Let me explain.
The King is enthralled with your beauty;
Honor Him for He is your Lord.
Psalm 45:11
Last week, I won (yaaaaaaayyyyy!!!!) a Naptime Diaries print from Ellen's Handmade Recess giveaway. Ever since, I have been thinking about this verse (written above), which I had never read before.
I'm not sure my own husband is always enthralled with my beauty...is it really true that God could see me as beautiful?
Me and our fourth baby, March 15, 2012 |
My goal here is to be encouraging to you specifically. With that in mind, I am going to be totally honest and it's a little uncomfortable and a whole lot of embarrassing. I am vain. I care a lot about how I look and how other people perceive how I look. As I've grown as a woman, a wife, a mother, and most importantly, as someone who believes God is real and His promises are true, I have tried to replace vanity with a gentler, more loving, kinder spirit.

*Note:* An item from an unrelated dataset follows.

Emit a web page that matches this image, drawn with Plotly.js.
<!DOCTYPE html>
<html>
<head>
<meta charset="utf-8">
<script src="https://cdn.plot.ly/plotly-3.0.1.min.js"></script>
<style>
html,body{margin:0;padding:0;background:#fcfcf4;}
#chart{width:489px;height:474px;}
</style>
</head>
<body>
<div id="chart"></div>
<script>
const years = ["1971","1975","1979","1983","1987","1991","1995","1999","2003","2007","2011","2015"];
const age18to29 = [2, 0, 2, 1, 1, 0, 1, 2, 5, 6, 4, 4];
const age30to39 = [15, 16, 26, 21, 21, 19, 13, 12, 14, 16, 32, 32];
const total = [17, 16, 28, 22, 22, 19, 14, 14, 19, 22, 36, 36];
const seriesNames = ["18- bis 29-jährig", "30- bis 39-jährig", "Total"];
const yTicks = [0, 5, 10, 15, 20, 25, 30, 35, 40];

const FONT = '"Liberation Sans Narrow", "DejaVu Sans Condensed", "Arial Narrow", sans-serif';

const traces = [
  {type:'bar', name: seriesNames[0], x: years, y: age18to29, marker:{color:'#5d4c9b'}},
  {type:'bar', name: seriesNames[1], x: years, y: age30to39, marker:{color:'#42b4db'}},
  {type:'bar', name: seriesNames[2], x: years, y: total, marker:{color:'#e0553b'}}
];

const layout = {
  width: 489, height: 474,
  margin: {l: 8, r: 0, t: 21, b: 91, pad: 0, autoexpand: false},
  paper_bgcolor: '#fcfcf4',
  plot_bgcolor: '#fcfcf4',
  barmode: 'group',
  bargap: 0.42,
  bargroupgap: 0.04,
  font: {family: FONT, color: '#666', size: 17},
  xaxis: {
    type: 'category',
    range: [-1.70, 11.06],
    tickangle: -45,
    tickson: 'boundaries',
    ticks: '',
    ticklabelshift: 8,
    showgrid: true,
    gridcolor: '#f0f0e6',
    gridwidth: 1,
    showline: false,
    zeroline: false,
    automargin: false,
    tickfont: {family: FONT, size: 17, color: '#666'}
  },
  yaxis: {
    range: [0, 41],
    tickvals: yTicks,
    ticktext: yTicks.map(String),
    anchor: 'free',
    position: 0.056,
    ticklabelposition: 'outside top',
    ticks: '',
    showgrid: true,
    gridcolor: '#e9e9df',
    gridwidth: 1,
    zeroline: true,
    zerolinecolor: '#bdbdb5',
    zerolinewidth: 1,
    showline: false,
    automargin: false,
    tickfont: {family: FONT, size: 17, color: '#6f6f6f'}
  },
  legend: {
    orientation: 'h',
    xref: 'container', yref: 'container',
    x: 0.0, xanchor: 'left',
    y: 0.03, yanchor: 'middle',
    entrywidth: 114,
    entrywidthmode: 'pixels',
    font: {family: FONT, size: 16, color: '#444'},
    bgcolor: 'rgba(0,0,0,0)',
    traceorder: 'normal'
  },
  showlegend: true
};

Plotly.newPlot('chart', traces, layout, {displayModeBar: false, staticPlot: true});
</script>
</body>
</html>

I have struggled with this especially during this pregnancy. Apparently, my uterus has the gift of hospitality. As soon as it realized a baby was coming to visit for 9 months, it renovated itself and stretched out to a luxurious, welcoming size. "Come on in!" it seems to say. "Make yourself at home! There's plenty of room to sprawl out!" What? Doesn't your uterus have spiritual gifts?

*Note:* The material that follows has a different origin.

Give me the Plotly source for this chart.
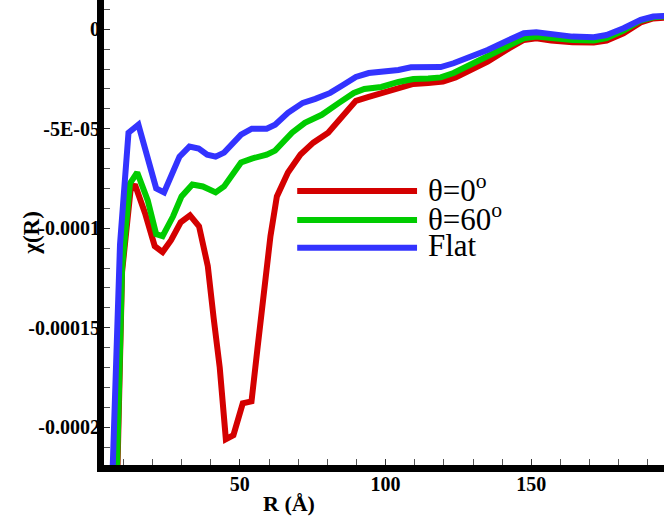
import plotly.graph_objects as go

# ---- data (R in Å, chi in units) ----
r_flat = [5.5, 8.9, 11.8, 15.2, 21.3, 24.0, 29.3, 32.7, 35.9, 38.8, 41.7, 44.6, 50.4, 54.1,
          59.2, 62.1, 66.5, 71.6, 75.9, 81.0, 85.4, 89.8, 94.2, 99.3, 104.4, 108.7, 113.1,
          118.9, 123.3, 127.7, 135.0, 142.3, 147.4, 151.7, 156.8, 164.1, 171.4, 175.8,
          181.6, 187.5, 191.8, 196.0]
chi_flat = [-26e-5, -10.8e-5, -5.2e-5, -4.8e-5, -8.0e-5, -8.2e-5, -6.4e-5, -5.9e-5, -6.0e-5,
            -6.3e-5, -6.4e-5, -6.2e-5, -5.3e-5, -5.0e-5, -5.0e-5, -4.8e-5, -4.2e-5, -3.7e-5,
            -3.5e-5, -3.2e-5, -2.8e-5, -2.4e-5, -2.2e-5, -2.16e-5, -2.05e-5, -1.91e-5,
            -1.93e-5, -1.9e-5, -1.71e-5, -1.46e-5, -1.04e-5, -0.54e-5, -0.2e-5, -0.15e-5,
            -0.25e-5, -0.37e-5, -0.4e-5, -0.29e-5, 0.05e-5, 0.47e-5, 0.64e-5, 0.67e-5]

r_60 = [7.2, 9.6, 12.3, 14.8, 18.4, 21.3, 23.5, 27.1, 30.0, 33.7, 37.3, 41.7, 44.6, 50.4,
        54.1, 59.2, 62.1, 67.9, 72.3, 78.1, 84.0, 89.1, 92.7, 98.5, 104.4, 109.5, 114.6,
        118.9, 123.3, 127.7, 135.0, 142.3, 147.4, 151.7, 156.8, 164.1, 171.4, 175.8,
        181.6, 187.5, 191.8, 196.0]
chi_60 = [-26e-5, -12.0e-5, -7.75e-5, -7.2e-5, -8.6e-5, -10.3e-5, -10.4e-5, -9.4e-5, -8.4e-5,
          -7.8e-5, -7.9e-5, -8.2e-5, -7.9e-5, -6.7e-5, -6.5e-5, -6.3e-5, -6.1e-5, -5.2e-5,
          -4.7e-5, -4.3e-5, -3.7e-5, -3.2e-5, -3.0e-5, -2.9e-5, -2.65e-5, -2.5e-5,
          -2.47e-5, -2.42e-5, -2.2e-5, -1.88e-5, -1.29e-5, -0.79e-5, -0.45e-5, -0.37e-5,
          -0.45e-5, -0.54e-5, -0.57e-5, -0.45e-5, -0.07e-5, 0.44e-5, 0.6e-5, 0.64e-5]

r_0 = [7.4, 9.6, 12.5, 14.0, 17.6, 20.8, 23.5, 26.4, 29.7, 32.9, 36.0, 39.0, 41.0, 43.1,
       45.2, 47.8, 51.0, 54.0, 56.0, 58.5, 60.5, 62.7, 66.5, 70.8, 75.2, 80.3, 85.4, 89.8,
       94.2, 99.3, 104.4, 109.5, 114.6, 119.7, 124.0, 129.1, 135.0, 142.3, 147.4, 151.7,
       156.8, 164.1, 171.4, 175.8, 181.6, 187.5, 191.8, 196.0]
chi_0 = [-26e-5, -12.2e-5, -8.1e-5, -7.8e-5, -9.3e-5, -10.9e-5, -11.2e-5, -10.6e-5, -9.7e-5,
         -9.35e-5, -9.9e-5, -11.9e-5, -14.5e-5, -17.0e-5, -20.6e-5, -20.4e-5, -18.8e-5,
         -18.7e-5, -16.1e-5, -12.8e-5, -10.4e-5, -8.4e-5, -7.2e-5, -6.3e-5, -5.7e-5,
         -5.2e-5, -4.4e-5, -3.6e-5, -3.4e-5, -3.2e-5, -3.0e-5, -2.75e-5, -2.7e-5, -2.63e-5,
         -2.42e-5, -2.05e-5, -1.63e-5, -0.96e-5, -0.54e-5, -0.45e-5, -0.57e-5, -0.65e-5,
         -0.67e-5, -0.57e-5, -0.2e-5, 0.34e-5, 0.54e-5, 0.59e-5]

series_names = ["θ=0<sup>o</sup>", "θ=60<sup>o</sup>", "Flat"]
series_colors = ["#d40000", "#00cc00", "#3333ff"]

y_tickvals = [0, -5e-5, -1e-4, -1.5e-4, -2e-4]
y_ticktext = ["0", "-5E-05", "-0.0001", "-0.00015", "-0.0002"]
x_tickvals = [50, 100, 150]
x_ticktext = ["50", "100", "150"]

fig = go.Figure()
for xs, ys, name, col in [(r_0, chi_0, series_names[0], series_colors[0]),
                          (r_60, chi_60, series_names[1], series_colors[1]),
                          (r_flat, chi_flat, series_names[2], series_colors[2])]:
    fig.add_trace(go.Scatter(x=xs, y=ys, mode="lines", name=name,
                             line=dict(color=col, width=6), showlegend=False))

# manual legend (long line samples)
leg_y = [0.589, 0.527, 0.467]
for i in range(3):
    fig.add_shape(type="line", xref="paper", yref="paper",
                  x0=0.345, x1=0.559, y0=leg_y[i], y1=leg_y[i],
                  line=dict(color=series_colors[i], width=6))
    fig.add_annotation(xref="paper", yref="paper", x=0.575, y=leg_y[i] + 0.006,
                       text=series_names[i], showarrow=False, xanchor="left",
                       yanchor="middle",
                       font=dict(family="Liberation Serif", size=31, color="black"))

fig.add_annotation(xref="paper", yref="paper", x=-0.13, y=0.5, text="χ(R)",
                   textangle=-90, showarrow=False, xanchor="center", yanchor="middle",
                   font=dict(family="Liberation Serif", size=23, color="black", weight="bold"))
fig.add_annotation(xref="paper", yref="paper", x=0.331, y=-0.083, text="R (Å)",
                   showarrow=False, xanchor="center", yanchor="middle",
                   font=dict(family="Liberation Serif", size=22, color="black", weight="bold"))

tickfont = dict(family="Liberation Serif", size=20, color="black", weight="bold")
fig.update_xaxes(range=[3.4, 195.5], tickmode="array", tickvals=x_tickvals,
                 ticktext=x_ticktext, ticks="inside", ticklen=6, tickwidth=1,
                 tickcolor="#333", showline=True, linewidth=7, linecolor="black",
                 showgrid=False, zeroline=False, tickfont=tickfont, ticklabelstandoff=-5,
                 minor=dict(dtick=10, tick0=0, ticks="inside", ticklen=6,
                            tickwidth=1, tickcolor="#555", showgrid=False))
fig.update_yaxes(range=[-2.19e-4, 1.47e-5], tickmode="array", tickvals=y_tickvals,
                 ticktext=y_ticktext, ticks="inside", ticklen=6, tickwidth=1,
                 tickcolor="#333", showline=True, linewidth=7, linecolor="black",
                 showgrid=False, zeroline=False, tickfont=tickfont, ticklabelstandoff=-7,
                 minor=dict(dtick=1e-5, tick0=0, ticks="inside", ticklen=6,
                            tickwidth=1, tickcolor="#555", showgrid=False))

fig.update_layout(width=664, height=519, margin=dict(l=104, r=0, t=0, b=54),
                  plot_bgcolor="white", paper_bgcolor="white", showlegend=False)

fig.write_html("out.html", config={"displayModeBar": False},
               post_script="document.body.style.margin='0px';")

Did I mention that it did this overnight? That overnight I went from comfortable in my regular jeans to requiring the dreaded up-to-your-bra-strap maternity jeans? I tried to hide it. My little sister saw me and said, "Look! You're showing already!" I sucked in my stomach and told her I was just bloated.
I asked my doctor about it. She confirmed that yes, a uterus has muscle memory and will sometimes expand more quickly after multiple pregnancies. I whined to my husband and to Brandi. I considered wearing only very baggy t-shirts. And then I won the print above and, for the first time in months, came to my senses.

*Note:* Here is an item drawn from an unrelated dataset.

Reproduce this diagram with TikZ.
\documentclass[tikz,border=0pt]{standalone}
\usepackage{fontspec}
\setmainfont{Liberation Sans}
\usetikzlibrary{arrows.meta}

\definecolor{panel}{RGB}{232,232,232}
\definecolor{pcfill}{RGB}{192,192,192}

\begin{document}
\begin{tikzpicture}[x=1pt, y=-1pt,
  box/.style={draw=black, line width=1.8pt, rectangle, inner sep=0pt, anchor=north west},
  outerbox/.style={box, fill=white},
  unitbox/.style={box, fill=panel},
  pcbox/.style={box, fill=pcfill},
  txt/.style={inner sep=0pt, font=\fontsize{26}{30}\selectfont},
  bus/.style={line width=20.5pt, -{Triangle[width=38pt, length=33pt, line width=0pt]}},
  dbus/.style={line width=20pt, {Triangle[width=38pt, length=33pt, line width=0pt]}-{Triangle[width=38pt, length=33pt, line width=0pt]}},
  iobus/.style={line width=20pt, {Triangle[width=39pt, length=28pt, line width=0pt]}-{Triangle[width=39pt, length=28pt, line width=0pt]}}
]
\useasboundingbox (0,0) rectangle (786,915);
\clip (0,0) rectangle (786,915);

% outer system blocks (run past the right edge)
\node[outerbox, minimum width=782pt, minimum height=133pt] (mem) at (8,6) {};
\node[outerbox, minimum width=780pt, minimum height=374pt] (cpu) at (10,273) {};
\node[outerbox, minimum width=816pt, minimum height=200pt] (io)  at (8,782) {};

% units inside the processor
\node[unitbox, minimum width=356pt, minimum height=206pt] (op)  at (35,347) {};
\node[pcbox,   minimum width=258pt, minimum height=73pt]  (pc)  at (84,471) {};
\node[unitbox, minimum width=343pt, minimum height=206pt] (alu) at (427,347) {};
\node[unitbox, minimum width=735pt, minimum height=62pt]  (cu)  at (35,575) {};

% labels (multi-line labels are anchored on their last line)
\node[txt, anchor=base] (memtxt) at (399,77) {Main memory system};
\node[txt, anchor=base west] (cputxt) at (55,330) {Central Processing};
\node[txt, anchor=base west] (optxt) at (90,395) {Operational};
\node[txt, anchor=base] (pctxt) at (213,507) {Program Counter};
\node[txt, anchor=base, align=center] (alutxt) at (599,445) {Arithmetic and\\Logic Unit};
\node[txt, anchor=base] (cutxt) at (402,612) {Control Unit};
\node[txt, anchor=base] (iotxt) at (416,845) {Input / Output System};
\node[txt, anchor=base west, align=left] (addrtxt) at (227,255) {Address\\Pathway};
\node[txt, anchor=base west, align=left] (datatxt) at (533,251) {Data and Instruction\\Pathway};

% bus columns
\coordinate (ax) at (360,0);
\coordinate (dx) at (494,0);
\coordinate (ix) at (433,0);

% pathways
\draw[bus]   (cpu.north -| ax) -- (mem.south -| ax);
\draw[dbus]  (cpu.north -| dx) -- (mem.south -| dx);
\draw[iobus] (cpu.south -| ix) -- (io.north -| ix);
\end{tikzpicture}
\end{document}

Last year, Don and I lost two babies in a matter of six months. We had to wait to try to get pregnant. I have to stick needles into my pregnant tummy every evening to keep things going smoothly, and all of our prayers and pleas and doctor's visits have resulted in this amazing, miraculous, beautiful blessing. A pregnancy. A healthy pregnancy. A baby who is growing and measures large for his age, ahead of the game, who moves and kicks so ferociously that the sonographer couldn't capture his face on the camera.
Is it possible that I could be beautiful to Him, to the one who knew me all along, even when I denied He was real and opposed Him as often as I could? I have counted our losses as His grace. I count this newest child as a gift from Him. Swollen face, bruised belly, and all, I have to say that I am finally, finally, finally, starting to see that I am beautiful to Him. And, at the risk of sounding vain, to myself, too.